Pero esas fueron tan sólo las reacciones inmediatas. Ahora, varios meses después, comienzan a aparecer planteamientos infinitamente más grandes y ambiciosos, todos ellos importantes para México. Un documento que ha comenzado a dar la vuelta en círculos académicos canadienses, plantea tres posibles esquemas de relación. El primero, una unión aduanera que implicaría la adopción de un arancel común frente al resto del mundo. Una segunda fórmula plantea avanzar en la dirección de un mercado común, quizá menos ambicioso y complejo que el de la Unión Europea, pero con la expectativa de ser igualmente amplio. Finalmente, el tercer esquema iría más lejos y consistiría en una amplia integración de los mecanismos de regulación económica y algunas instituciones clave de seguridad.
Independientemente de las virtudes, dificultades o problemas que cada uno de estos planteamientos entraña, su significado es transparente. La propuesta de algunos canadienses influyentes reconoce, a partir de la nueva realidad geopolítica, la necesidad de profundizar los vínculos económicos y de seguridad entre ambas naciones para mitigar las consecuencias negativas de los ataques terroristas y de las medidas que se han instrumentado desde entonces. Para Canadá, los cambios ocurridos en Estados Unidos y en el mundo tras el 11 de septiembre pasado son suficientemente grandes como para demandar acciones fundamentales de su parte. La pregunta que ellos se formulan, y los mexicanos debemos hacernos, es si nuestro país participará en esta nueva etapa o se quedará a la zaga.
Los componentes de las propuestas canadienses no son aún del todo específicos y suponen en lo individual diversos problemas, tanto para ellos como para nosotros. Por ejemplo, casi cualquiera de los esquemas en la que han estado pensando implicaría un arancel común frente al resto del mundo, lo que obligaría a México a cambiar su estrategia de diversificación comercial y de inversión a través tratados de libre comercio. Es poco probable que nuestro país pudiera tener un tratado de libre comercio con la Unión Europea y, al mismo tiempo, unificara sus tarifas aduaneras con los países vecinos de Norteamérica, pues existen innumerables conflictos arancelarios y no arancelarios en ambos esquemas comerciales. Otros elementos de la propuesta canadiense no son aplicables a México, toda vez que se refieren a asuntos que nos son ajenos, como los de carácter militar, que incluyen desde la pertenencia a la OTAN hasta la presencia de misiles y armamentos nucleares en territorio canadiense.

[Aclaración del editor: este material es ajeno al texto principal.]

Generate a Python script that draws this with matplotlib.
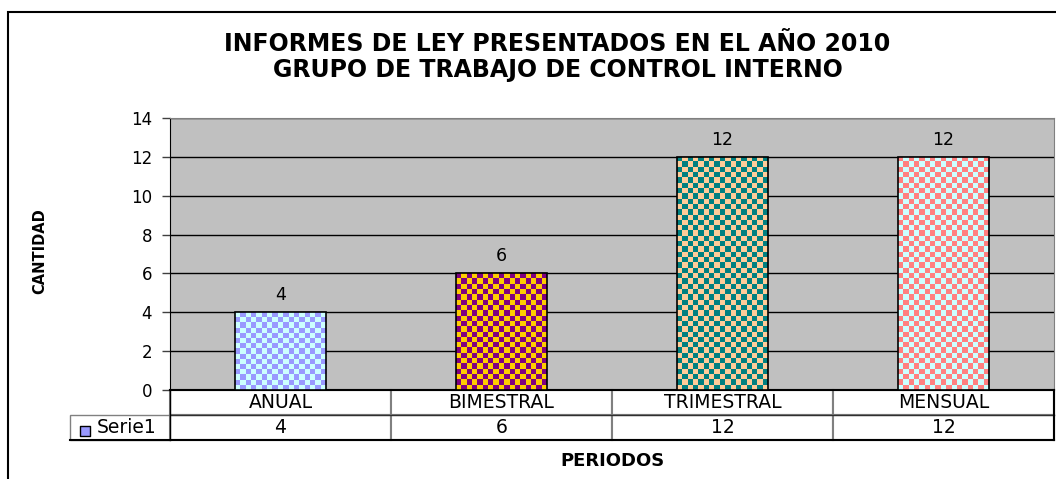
import numpy as np
import matplotlib
matplotlib.use("Agg")
import matplotlib.pyplot as plt
from matplotlib.colors import ListedColormap
from matplotlib.patches import Rectangle

plt.rcParams["font.family"] = ["DejaVu Sans"]

# Data
periodos = ["ANUAL", "BIMESTRAL", "TRIMESTRAL", "MENSUAL"]
cantidad = [4, 6, 12, 12]
serie = "Serie1"
y_ticks = [0, 2, 4, 6, 8, 10, 12, 14]

# checkerboard colours (base, check) per bar
fondo = ["#CCFFFF", "#FFCC00", "#FFCC99", "#CCFFFF"]
cuadro = ["#9999FF", "#800080", "#008080", "#FF8080"]

W, H = 1056, 479
fig = plt.figure(figsize=(W / 100, H / 100), dpi=100)
ax = fig.add_axes([170 / W, 1 - 390 / H, (1054 - 170) / W, (390 - 118) / H])
ax.set_facecolor("#C0C0C0")

# outer chart frame (only left and top edges visible)
fig.patches.append(Rectangle((8 / W, -0.2), 1.2, 1.2 - 12 / H, transform=fig.transFigure,
                             fill=False, edgecolor="black", linewidth=1.5))

x = np.arange(len(periodos))
ancho = 0.41
bars = ax.bar(x, cantidad, width=ancho, color=fondo, edgecolor="none", zorder=3)
ax.set_xlim(-0.5, len(periodos) - 0.5)
ax.set_ylim(0, 14)

# checker fill clipped to each bar
lado = 5.3  # pixel size of one square
for b, c0, c1 in zip(bars, fondo, cuadro):
    x0, x1 = b.get_x(), b.get_x() + b.get_width()
    p0 = ax.transData.transform((x0, 0))
    p1 = ax.transData.transform((x1, b.get_height()))
    nx = max(1, int(round((p1[0] - p0[0]) / lado)))
    ny = max(1, int(round((p1[1] - p0[1]) / lado)))
    ii, jj = np.indices((ny, nx))
    img = ax.imshow((ii + jj) % 2, extent=(x0, x1, 0, b.get_height()), origin="lower",
                    cmap=ListedColormap([c0, c1]), interpolation="nearest",
                    aspect="auto", zorder=3.5)
    img.set_clip_path(b)

ax.bar(x, cantidad, width=ancho, fill=False, edgecolor="black", linewidth=1.2, zorder=4)
ax.set_xlim(-0.5, len(periodos) - 0.5)
ax.set_ylim(0, 14)
ax.bar_label(bars, labels=[str(v) for v in cantidad], padding=6, fontsize=12.5)

ax.set_yticks(y_ticks)
ax.tick_params(axis="y", labelsize=12, length=6, width=1, color="#404040", pad=7)
ax.set_xticks([])
ax.yaxis.grid(True, color="black", linewidth=1)
ax.set_axisbelow(True)
for s in ["top", "right"]:
    ax.spines[s].set_color("#808080")
ax.spines["left"].set_color("black")
ax.spines["bottom"].set_color("black")
ax.spines["bottom"].set_linewidth(1.5)

# data table under the plot (first column holds the legend)
fila = 100 / 884
alto = 25 / 272
tabla = ax.table(cellText=[[""] + periodos, [serie] + [str(v) for v in cantidad]],
                 cellLoc="center",
                 colWidths=[fila] + [1 / len(periodos)] * len(periodos),
                 bbox=[-fila, -2 * alto, 1 + fila, 2 * alto])
tabla.auto_set_font_size(False)
for (r, c), cell in tabla.get_celld().items():
    cell.set_edgecolor("#808080")
    cell.set_linewidth(1.5)
    cell.get_text().set_fontsize(13.5)
    if c == 0:
        cell.set_linewidth(1)
        if r == 0:
            cell.visible_edges = "open"
        else:
            cell.PAD = 0.27
            cell.get_text().set_horizontalalignment("left")
            cell._loc = "left"

# darker table rules
kw = dict(transform=ax.transAxes, clip_on=False, zorder=6)
ax.plot([-fila, 1], [-2 * alto, -2 * alto], color="black", linewidth=1.5, **kw)
ax.plot([0, 1], [-alto, -alto], color="#303030", linewidth=1, **kw)
ax.plot([0, 0], [-2 * alto, 0], color="black", linewidth=1, **kw)
ax.plot([1, 1], [-2 * alto, 0], color="black", linewidth=1.5, **kw)

# legend key in the table
ax.scatter([-(170 - 85) / 884], [-(431 - 390) / 272], marker="s", s=55,
           color=cuadro[0], edgecolor="black", linewidth=1,
           transform=ax.transAxes, clip_on=False, zorder=10)

fig.text(0.528, 1 - 57 / H, "INFORMES DE LEY PRESENTADOS EN EL AÑO 2010\nGRUPO DE TRABAJO DE CONTROL INTERNO",
         ha="center", va="center", fontsize=17, fontweight="bold", linespacing=1.15)
fig.text(612 / W, 1 - 461 / H, "PERIODOS", ha="center", va="center",
         fontsize=13, fontweight="bold")
fig.text(40 / W, 1 - 251 / H, "CANTIDAD", ha="center", va="center", rotation=90,
         fontsize=10.5, fontweight="bold")

fig.savefig("out.png", dpi=100)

Pero más allá de las potenciales complicaciones y diferencias, la esencia de la propuesta canadiense es económica, totalmente en línea con el TLC trilateral.
Cuando en 1990 México planteó ante el gobierno estadounidense la negociación de un tratado de libre comercio bilateral, los canadienses se encontraron ante el dilema de cómo responder. Para entonces, Canadá llevaba cinco años con su propio acuerdo con Estados Unidos; esos cinco años habían sido sumamente difíciles en Canadá, sobre todo porque habían coincidido con una severa recesión. Lo último que el gobierno quería, por tal motivo, era reabrir las heridas políticas. Y, sin embargo, Canadá vislumbró las enormes implicaciones para su economía de una negociación entre Estados Unidos y México, lo que le llevó a incorporarse a la negociación y convertirla en lo que hoy es el TLC norteamericano.
México enfrenta ahora un dilema semejante. Si bien el tlc ha sido lo mejor que le ha ocurrido a la economía mexicana en décadas, al tratarse de la principal fuente de inversión, exportaciones y empleos en los últimos años, mucha gente culpa al Tratado de diversos males. Independientemente de la validez de los cargos, el TLC es menos popular de lo que quizá debería ser. Sin embargo, más allá de las percepciones y preferencias políticas internas, el planteamiento canadiense es tan trascendente y sus consecuencias potenciales tan grandes, que los mexicanos simplemente no podemos simplemente.
Las ventajas de sumarnos a una negociación trilateral son obvias, toda vez que, por fuerza, se tendrían que incluir temas centrales de la agenda mexicana para la relación bilateral. Un esquema más avanzado y profundo de integración económica y de mecanismos de seguridad, tendría que acompañarse de una liberalización, así sea en etapas, en materia laboral y migratoria. De igual forma, una mayor integración implicaría estándares comunes en materia de infraestructura y, concebiblemente, de medios para financiarla. Desde luego, avances en estos campos no serían gratuitos. Si bien un esquema de mayor integración contribuiría a incrementar la seguridad territorial de Estados Unidos, hay temas en la agenda norteamericana, incluyendo el de energía, que no podrían evadirse como sí lo fueron cuando se negoció el TLC.
Vivimos en un mundo dinámico que cambia de manera sistemática y no hay anclas permanentes que garanticen el desarrollo del país. Mucho de lo que se avance o retroceda en los próximos años va a depender de las decisiones que se tomen y de las acciones que se emprendan en reformas que eleven la competitividad del país, contribuyan a elevar la productividad y aseguren las fuentes de inversión, es decir, la creación de riqueza y empleo.
El TLC se ha convertido en un pilar fundamental para el desarrollo económico del país, pero las nuevas realidades internas y externas obligan a pensar en los pasos que siguen. En ausencia de una capacidad interna para tomar la iniciativa y mirar hacia adelante, los canadienses lo están haciendo. Ahora tendremos que responder y esa respuesta, cualquiera que sea, tendrá consecuencias por muchas décadas.